<<<<

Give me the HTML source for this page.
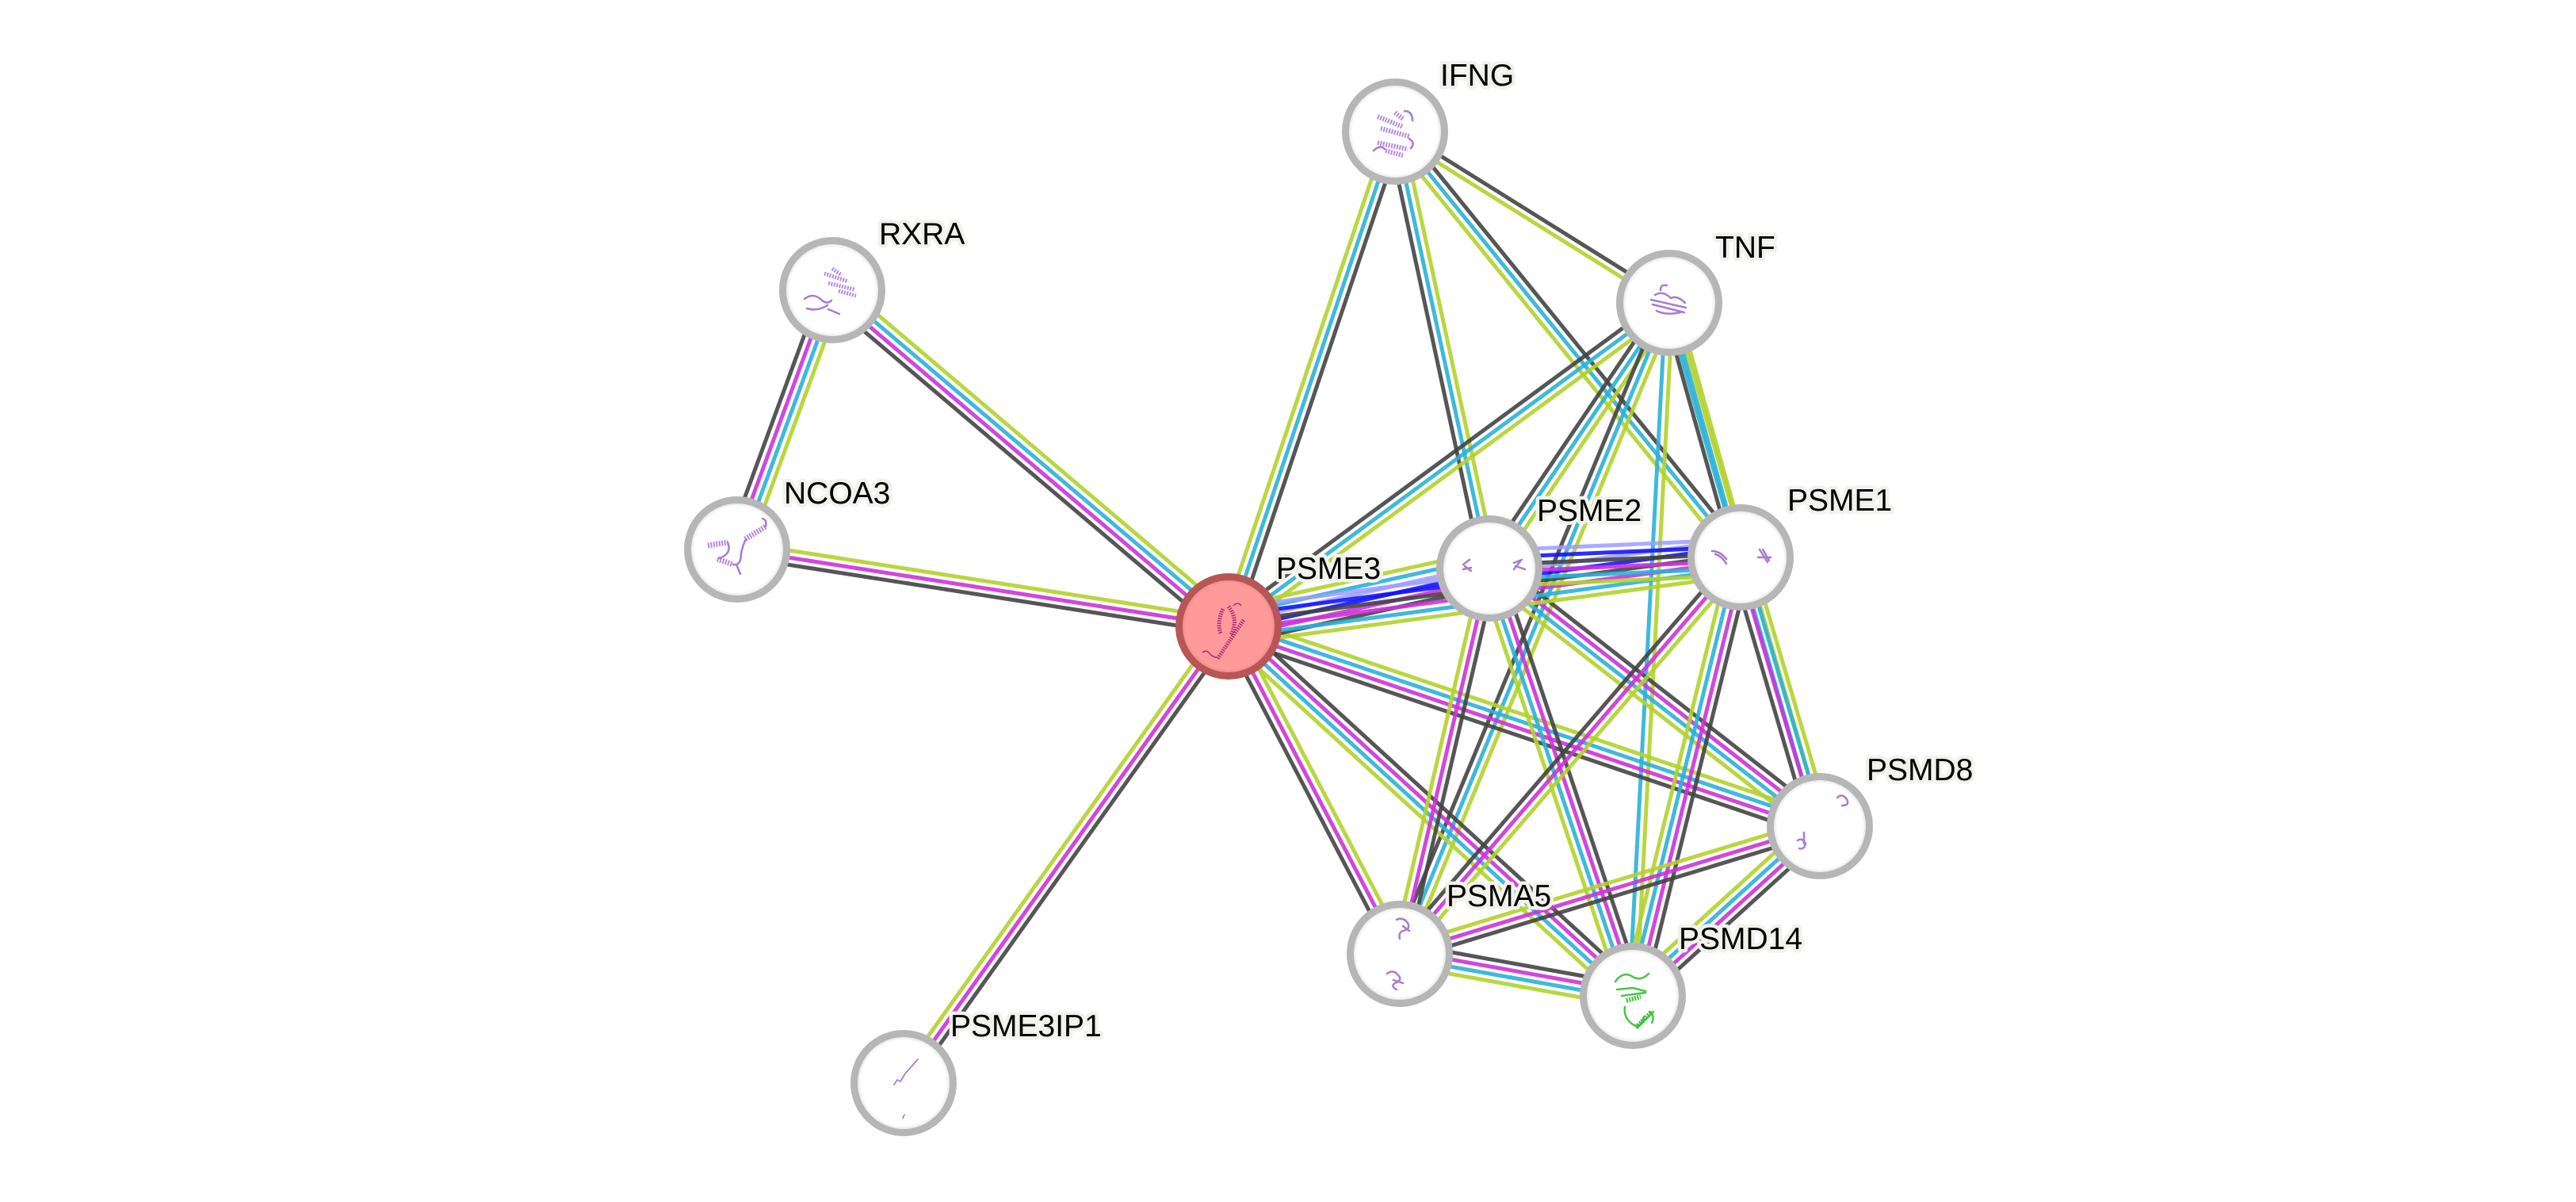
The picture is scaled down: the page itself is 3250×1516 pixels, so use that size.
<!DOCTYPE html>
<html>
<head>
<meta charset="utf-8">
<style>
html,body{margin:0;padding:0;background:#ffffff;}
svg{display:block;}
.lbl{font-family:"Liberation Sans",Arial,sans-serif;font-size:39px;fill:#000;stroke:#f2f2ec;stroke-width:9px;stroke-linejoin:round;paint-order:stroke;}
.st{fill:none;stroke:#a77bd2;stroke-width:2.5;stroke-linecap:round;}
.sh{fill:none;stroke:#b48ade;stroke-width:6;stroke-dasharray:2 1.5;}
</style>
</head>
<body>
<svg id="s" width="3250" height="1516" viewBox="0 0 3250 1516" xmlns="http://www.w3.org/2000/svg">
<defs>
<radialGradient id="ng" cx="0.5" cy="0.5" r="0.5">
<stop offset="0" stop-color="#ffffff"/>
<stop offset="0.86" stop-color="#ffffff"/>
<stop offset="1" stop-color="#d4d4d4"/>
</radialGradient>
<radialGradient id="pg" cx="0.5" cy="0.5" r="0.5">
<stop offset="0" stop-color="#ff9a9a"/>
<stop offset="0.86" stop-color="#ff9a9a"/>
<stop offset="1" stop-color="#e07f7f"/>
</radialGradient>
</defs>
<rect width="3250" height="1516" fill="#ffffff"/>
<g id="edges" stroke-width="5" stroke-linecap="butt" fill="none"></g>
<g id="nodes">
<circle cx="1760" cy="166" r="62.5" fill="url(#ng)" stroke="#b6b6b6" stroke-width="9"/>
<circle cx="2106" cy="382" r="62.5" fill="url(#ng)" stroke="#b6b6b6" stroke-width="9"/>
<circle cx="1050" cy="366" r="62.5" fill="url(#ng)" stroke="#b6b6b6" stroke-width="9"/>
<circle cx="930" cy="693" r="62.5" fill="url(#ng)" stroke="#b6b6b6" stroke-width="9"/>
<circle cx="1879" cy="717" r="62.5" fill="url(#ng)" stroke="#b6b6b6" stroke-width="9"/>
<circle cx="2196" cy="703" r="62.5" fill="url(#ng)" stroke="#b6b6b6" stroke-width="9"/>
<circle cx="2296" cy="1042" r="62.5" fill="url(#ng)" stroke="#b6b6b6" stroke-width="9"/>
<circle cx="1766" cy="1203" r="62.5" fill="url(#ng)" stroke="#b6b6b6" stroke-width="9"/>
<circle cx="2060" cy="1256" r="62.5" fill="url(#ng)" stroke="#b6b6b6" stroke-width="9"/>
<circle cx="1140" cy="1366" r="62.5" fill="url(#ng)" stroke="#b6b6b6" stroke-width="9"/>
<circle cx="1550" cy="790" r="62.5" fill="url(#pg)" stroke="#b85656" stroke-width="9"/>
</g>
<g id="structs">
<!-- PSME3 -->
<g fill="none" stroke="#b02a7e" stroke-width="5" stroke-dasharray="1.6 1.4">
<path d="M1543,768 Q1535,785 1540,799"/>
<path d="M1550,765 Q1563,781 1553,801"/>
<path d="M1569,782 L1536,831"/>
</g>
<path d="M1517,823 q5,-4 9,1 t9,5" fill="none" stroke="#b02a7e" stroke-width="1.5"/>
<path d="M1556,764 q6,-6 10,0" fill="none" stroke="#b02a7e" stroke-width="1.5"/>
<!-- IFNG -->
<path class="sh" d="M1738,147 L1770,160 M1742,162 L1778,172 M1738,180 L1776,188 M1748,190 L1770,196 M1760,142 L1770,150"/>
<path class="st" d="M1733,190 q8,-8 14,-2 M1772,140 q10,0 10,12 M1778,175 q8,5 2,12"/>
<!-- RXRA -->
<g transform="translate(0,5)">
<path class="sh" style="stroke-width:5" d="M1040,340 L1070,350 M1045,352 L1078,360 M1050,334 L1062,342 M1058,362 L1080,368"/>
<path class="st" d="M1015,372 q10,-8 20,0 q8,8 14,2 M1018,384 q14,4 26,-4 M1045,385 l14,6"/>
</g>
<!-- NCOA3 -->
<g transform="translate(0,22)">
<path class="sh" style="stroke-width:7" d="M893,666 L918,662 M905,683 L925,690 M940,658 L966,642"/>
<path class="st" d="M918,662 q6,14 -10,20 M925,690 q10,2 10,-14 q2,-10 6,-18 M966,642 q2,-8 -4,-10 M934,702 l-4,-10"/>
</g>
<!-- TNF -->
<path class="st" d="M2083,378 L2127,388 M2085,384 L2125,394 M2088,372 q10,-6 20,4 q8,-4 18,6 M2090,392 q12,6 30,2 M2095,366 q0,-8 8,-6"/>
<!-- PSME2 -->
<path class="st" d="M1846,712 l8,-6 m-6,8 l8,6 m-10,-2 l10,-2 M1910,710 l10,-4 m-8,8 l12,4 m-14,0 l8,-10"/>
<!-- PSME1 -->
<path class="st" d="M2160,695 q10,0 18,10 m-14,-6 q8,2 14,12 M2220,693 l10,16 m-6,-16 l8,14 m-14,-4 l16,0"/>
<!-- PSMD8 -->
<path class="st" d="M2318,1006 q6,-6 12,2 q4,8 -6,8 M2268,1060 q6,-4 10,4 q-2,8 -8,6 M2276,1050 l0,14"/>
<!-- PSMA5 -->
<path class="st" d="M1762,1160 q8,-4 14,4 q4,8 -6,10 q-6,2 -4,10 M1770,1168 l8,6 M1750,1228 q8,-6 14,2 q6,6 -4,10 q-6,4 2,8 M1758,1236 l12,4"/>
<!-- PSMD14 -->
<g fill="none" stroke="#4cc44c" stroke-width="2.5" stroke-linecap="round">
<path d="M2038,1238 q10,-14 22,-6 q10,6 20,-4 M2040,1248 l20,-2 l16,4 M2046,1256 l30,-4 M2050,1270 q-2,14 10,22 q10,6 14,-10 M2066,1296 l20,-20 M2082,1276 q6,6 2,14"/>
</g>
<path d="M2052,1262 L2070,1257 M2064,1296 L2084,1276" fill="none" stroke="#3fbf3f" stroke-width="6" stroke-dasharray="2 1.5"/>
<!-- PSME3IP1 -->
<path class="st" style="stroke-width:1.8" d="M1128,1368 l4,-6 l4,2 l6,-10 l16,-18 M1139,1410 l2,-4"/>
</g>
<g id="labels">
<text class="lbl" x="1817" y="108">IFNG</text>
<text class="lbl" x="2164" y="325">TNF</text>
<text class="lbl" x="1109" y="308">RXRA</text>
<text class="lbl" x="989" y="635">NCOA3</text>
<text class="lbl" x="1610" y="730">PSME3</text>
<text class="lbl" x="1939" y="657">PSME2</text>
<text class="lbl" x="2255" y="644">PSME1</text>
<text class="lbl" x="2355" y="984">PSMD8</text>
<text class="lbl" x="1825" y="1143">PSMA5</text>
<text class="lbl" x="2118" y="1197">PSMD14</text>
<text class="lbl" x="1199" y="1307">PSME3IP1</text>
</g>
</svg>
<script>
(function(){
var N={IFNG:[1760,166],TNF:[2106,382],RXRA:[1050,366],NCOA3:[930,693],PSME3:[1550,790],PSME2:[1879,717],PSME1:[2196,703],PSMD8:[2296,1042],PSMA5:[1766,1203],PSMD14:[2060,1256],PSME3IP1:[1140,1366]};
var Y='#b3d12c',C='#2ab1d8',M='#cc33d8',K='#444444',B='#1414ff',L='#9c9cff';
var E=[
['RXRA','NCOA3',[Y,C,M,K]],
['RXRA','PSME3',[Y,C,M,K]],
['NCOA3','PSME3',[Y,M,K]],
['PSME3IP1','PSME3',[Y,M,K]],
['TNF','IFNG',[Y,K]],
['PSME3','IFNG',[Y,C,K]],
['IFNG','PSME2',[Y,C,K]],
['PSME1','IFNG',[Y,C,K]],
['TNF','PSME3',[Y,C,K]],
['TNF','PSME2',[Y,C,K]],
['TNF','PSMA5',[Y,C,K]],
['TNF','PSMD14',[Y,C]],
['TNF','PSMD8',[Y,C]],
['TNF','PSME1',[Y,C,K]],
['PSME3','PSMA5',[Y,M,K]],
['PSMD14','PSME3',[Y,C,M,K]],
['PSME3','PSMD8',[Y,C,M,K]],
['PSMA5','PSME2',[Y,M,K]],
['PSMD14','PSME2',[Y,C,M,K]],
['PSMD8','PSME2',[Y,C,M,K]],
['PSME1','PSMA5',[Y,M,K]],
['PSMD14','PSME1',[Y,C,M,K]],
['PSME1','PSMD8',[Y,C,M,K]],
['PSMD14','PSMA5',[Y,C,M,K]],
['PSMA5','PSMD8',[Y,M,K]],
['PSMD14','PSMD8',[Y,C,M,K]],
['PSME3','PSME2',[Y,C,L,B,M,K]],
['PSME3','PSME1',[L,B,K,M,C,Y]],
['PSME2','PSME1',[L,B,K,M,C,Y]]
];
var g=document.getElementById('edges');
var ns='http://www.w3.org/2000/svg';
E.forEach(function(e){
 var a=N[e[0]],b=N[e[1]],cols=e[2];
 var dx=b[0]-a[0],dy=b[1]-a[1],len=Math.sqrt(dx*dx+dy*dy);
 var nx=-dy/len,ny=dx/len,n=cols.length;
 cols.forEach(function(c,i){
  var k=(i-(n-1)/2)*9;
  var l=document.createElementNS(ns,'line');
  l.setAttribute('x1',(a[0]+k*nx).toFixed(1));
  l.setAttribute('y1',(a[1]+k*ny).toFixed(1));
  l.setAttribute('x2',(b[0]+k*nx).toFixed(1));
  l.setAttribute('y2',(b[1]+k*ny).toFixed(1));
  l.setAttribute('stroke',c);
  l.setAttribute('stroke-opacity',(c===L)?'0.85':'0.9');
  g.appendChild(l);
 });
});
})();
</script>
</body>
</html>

>>>>

Go through the data and count each line that has the word "page", then give the total alone.

2